Even my freezer reeks, and it's all...frozen!! How can various clumps of ice smell like a decaying animal carcass? I don't know if the smell is leaking from the fridge to the freezer, or the freezer to the fridge, but either way, if it's spreading from one ridiculously cold enclosed box to the other, it's pretty bad.

This would be cause for anyone to go a little crazy. But for me, it's like my own personal hell. I loathe bad smells. I always have. I know that no one likes bad smells, but I really can't tolerate them. We took a field trip to the humane society my senior year of high school to rescue a dog, so, not only were we in the smelliest building in town, we were in the smelliest room in the smelliest building in town. I don't know which was more overpowering, the urine smell or the wet dog smell. Anywho, I don't remember anything about rescuing that dog. I was concentrating so hard on not throwing up in front of my classmates that I wasn't aware of anything else.

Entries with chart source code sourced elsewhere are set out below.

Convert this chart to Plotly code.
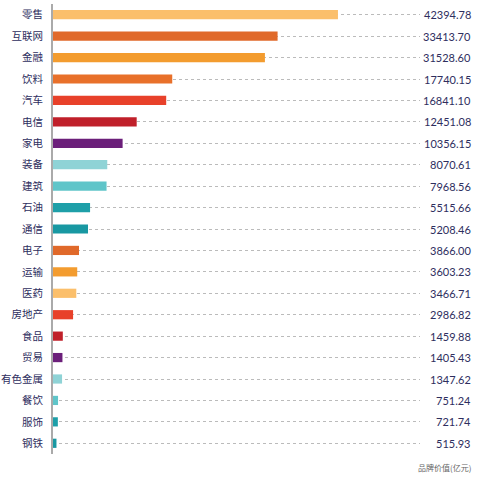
import plotly.graph_objects as go

industries = ["零售", "互联网", "金融", "饮料", "汽车", "电信", "家电", "装备", "建筑", "石油", "通信",
              "电子", "运输", "医药", "房地产", "食品", "贸易", "有色金属", "餐饮", "服饰", "钢铁"]
brand_values = [42394.78, 33413.70, 31528.60, 17740.15, 16841.10, 12451.08, 10356.15, 8070.61, 7968.56,
                5515.66, 5208.46, 3866.00, 3603.23, 3466.71, 2986.82, 1459.88, 1405.43, 1347.62,
                751.24, 721.74, 515.93]
bar_colors = ["#FBBF6B", "#E0692A", "#F39C2F", "#E8702A", "#E8412A", "#C0202A", "#6B1F7A",
              "#8FD3D6", "#5FC5C9", "#1E9FA8", "#1898A2",
              "#E0692A", "#F39C2F", "#FBBF6B", "#E8412A", "#C0202A", "#6B1F7A",
              "#8FD3D6", "#5FC5C9", "#1E9FA8", "#1898A2"]
unit_label = "品牌价值(亿元)"

text_color = "#2E2E5E"
cjk = "Noto Sans CJK SC"

fig = go.Figure()
fig.add_trace(go.Bar(
    x=brand_values,
    y=industries,
    orientation="h",
    marker=dict(color=bar_colors, line=dict(width=0)),
    width=0.43,
    hoverinfo="x+y",
))

# value labels on the right, outside the plot area
for name, v in zip(industries, brand_values):
    fig.add_annotation(
        x=1.144, xref="paper", y=name, yref="y",
        text=f"{v:.2f}", showarrow=False, xanchor="right",
        font=dict(family="Lato, Noto Sans", size=11, color=text_color),
    )

fig.add_annotation(
    x=1.144, xref="paper", y=-0.03, yref="paper",
    text=unit_label, showarrow=False, xanchor="right", yanchor="middle",
    font=dict(family=cjk, size=8, color="#666666"),
)

fig.update_layout(
    width=491,
    height=481,
    margin=dict(l=53, r=71, t=4, b=27),
    paper_bgcolor="white",
    plot_bgcolor="white",
    showlegend=False,
    xaxis=dict(
        range=[0, 54600],
        showgrid=False,
        zeroline=False,
        showticklabels=False,
        showline=False,
        automargin=False,
        fixedrange=True,
    ),
    yaxis=dict(
        autorange="reversed",
        automargin=False,
        showgrid=True,
        gridcolor="#BBBBBB",
        griddash="dot",
        gridwidth=1,
        showline=True,
        linecolor="#AAAAAA",
        linewidth=2,
        ticks="",
        ticklabelstandoff=6,
        tickfont=dict(family=cjk, size=10.5, color=text_color),
        fixedrange=True,
    ),
)

# the browser's default 8px body margin would push the figure off the window
fig.write_html("out.html", config={"displayModeBar": False},
               post_script="document.body.style.margin = '0';")
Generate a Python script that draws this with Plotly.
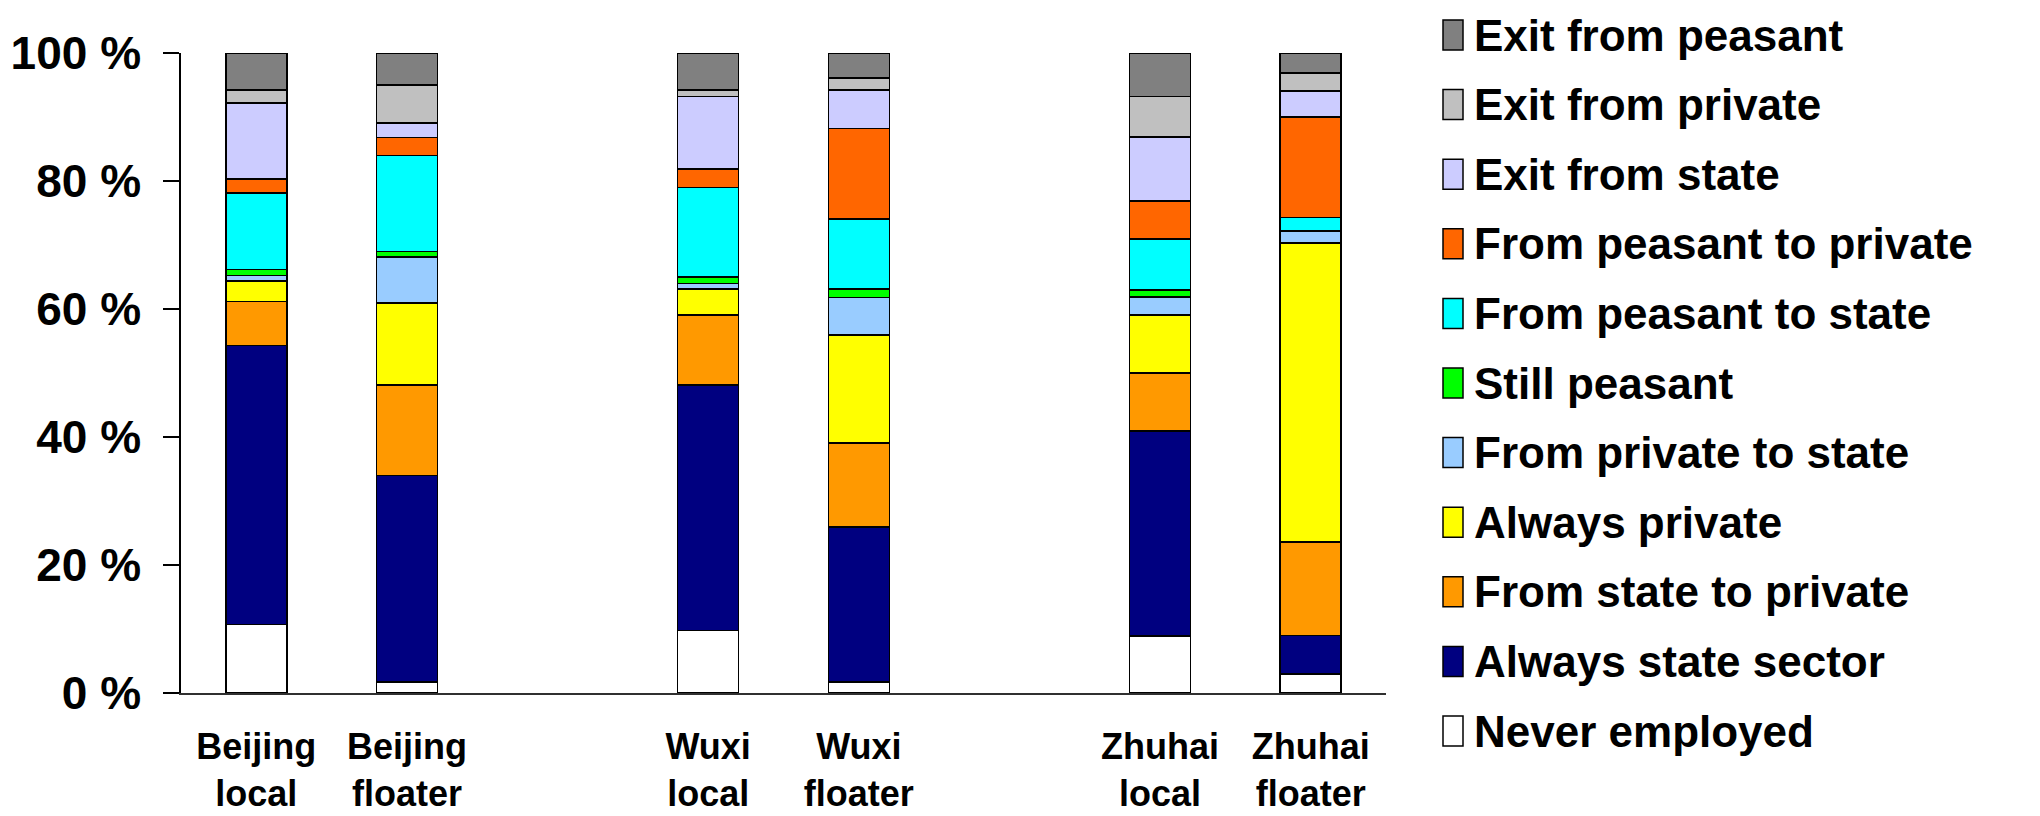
import plotly.graph_objects as go

# ---- data ----
categories = ["Beijing<br>local", "Beijing<br>floater", " ",
              "Wuxi<br>local", "Wuxi<br>floater", "  ",
              "Zhuhai<br>local", "Zhuhai<br>floater"]
bar_categories = ["Beijing<br>local", "Beijing<br>floater",
                  "Wuxi<br>local", "Wuxi<br>floater",
                  "Zhuhai<br>local", "Zhuhai<br>floater"]

never_employed      = [10.7, 1.7, 9.8, 1.7, 8.9, 3.0]
always_state        = [43.6, 32.3, 38.3, 24.2, 32.0, 6.0]
state_to_private    = [6.9, 14.1, 11.0, 13.2, 9.1, 14.6]
always_private      = [3.2, 12.8, 4.0, 16.8, 9.1, 46.7]
private_to_state    = [0.8, 7.2, 0.9, 5.9, 2.8, 1.9]
still_peasant       = [1.0, 0.9, 1.0, 1.3, 1.1, 0.0]
peasant_to_state    = [11.9, 15.0, 14.0, 11.0, 7.9, 2.1]
peasant_to_private  = [2.2, 2.8, 2.9, 14.1, 6.0, 15.7]
exit_state          = [11.9, 2.3, 11.3, 6.0, 10.0, 4.1]
exit_private        = [2.0, 5.9, 1.0, 1.9, 6.3, 2.8]
exit_peasant        = [5.8, 5.0, 5.8, 3.9, 6.8, 3.1]

series_names = ["Never employed", "Always state sector", "From state to private",
                "Always private", "From private to state", "Still peasant",
                "From peasant to state", "From peasant to private",
                "Exit from state", "Exit from private", "Exit from peasant"]
series_values = [never_employed, always_state, state_to_private, always_private,
                 private_to_state, still_peasant, peasant_to_state,
                 peasant_to_private, exit_state, exit_private, exit_peasant]
series_colors = ["#FFFFFF", "#000080", "#FF9900", "#FFFF00", "#99CCFF", "#00FF00",
                 "#00FFFF", "#FF6600", "#CCCCFF", "#C0C0C0", "#808080"]

tick_vals = [0, 20, 40, 60, 80, 100]
tick_labels = ["0 %", "20 %", "40 %", "60 %", "80 %", "100 %"]

# ---- layout constants (pixels, figure coordinates; page body adds 8px offset) ----
OFF = 8
W, H = 2040 - OFF, 816 - OFF
PL, PR, PT, PB = 181 - OFF, 1386 - OFF, 53 - OFF, 693 - OFF
FONT = "Liberation Sans, Arial, sans-serif"


def px_x(px):
    return (px - OFF - PL) / (PR - PL)


def px_y(py):
    return (PB - (py - OFF)) / (PB - PT)


fig = go.Figure()
for name, vals, col in zip(series_names, series_values, series_colors):
    fig.add_trace(go.Bar(
        x=bar_categories, y=vals, name=name,
        marker=dict(color=col, line=dict(color="black", width=1.5)),
        showlegend=False,
    ))

# legend drawn as swatches + text, top row = last series
shapes = []
annotations = []
row0, step = 35, 69.6
for i, (name, col) in enumerate(zip(reversed(series_names), reversed(series_colors))):
    cy = row0 + i * step
    shapes.append(dict(type="rect", xref="paper", yref="paper",
                       x0=px_x(1443), x1=px_x(1463),
                       y0=px_y(cy + 15), y1=px_y(cy - 15),
                       fillcolor=col, line=dict(color="black", width=1.5)))
    annotations.append(dict(xref="paper", yref="paper", x=px_x(1472), y=px_y(cy),
                            xanchor="left", yanchor="middle", showarrow=False,
                            text=name,
                            font=dict(family=FONT, size=44, color="black", weight="bold")))

fig.update_layout(
    width=W, height=H,
    margin=dict(l=PL, r=W - PR, t=PT, b=H - PB, autoexpand=False),
    barmode="stack", bargap=0.595,
    paper_bgcolor="white", plot_bgcolor="white",
    shapes=shapes, annotations=annotations,
    xaxis=dict(type="category", categoryorder="array", categoryarray=categories,
               range=[-0.5, len(categories) - 0.5], automargin=False,
               showline=True, linecolor="#303030", linewidth=1.5,
               ticks="", showgrid=False, zeroline=False,
               tickfont=dict(family=FONT, size=36, color="black", weight="bold"),
               ticklabelstandoff=21),
    yaxis=dict(range=[0, 100], tickmode="array", tickvals=tick_vals, ticktext=tick_labels,
               automargin=False,
               showline=True, linecolor="black", linewidth=1.5,
               ticks="outside", ticklen=16, tickwidth=1.5, tickcolor="black",
               showgrid=False, zeroline=False,
               tickfont=dict(family=FONT, size=46, color="black", weight="bold"),
               ticklabelstandoff=13),
)

fig.write_html("out.html")
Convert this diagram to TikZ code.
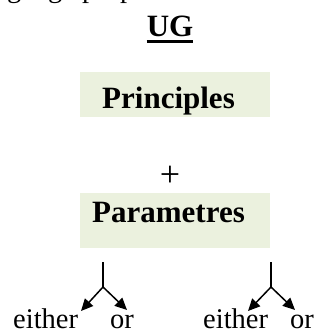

There's a picture of me as a kid at the Woodland Park Zoo, standing there crying. (I can't find said picture, probably because it's in slide form along with the rest of my childhood pictures.) Was I crying because it was time to go home? Was I crying because my mom said I couldn't get a stuffed zebra souvenir? No, I was crying because we were standing next to the horses and the smell of manure was overpowering. So I was bawling. Apparently my parents thought it was funny and saw a Kodak moment.

So you see, my malodorous kitchen is torturing every fiber of my being. My poor husband hears about it every time someone opens the fridge. "FOR THE LOVE OF ALL THAT'S HOLY WHAT THE FREAK IS IT??!!"

I will find you, mystery odor, I will. And when I do...you and your foul-smelling, offensive smell won't know what hit you.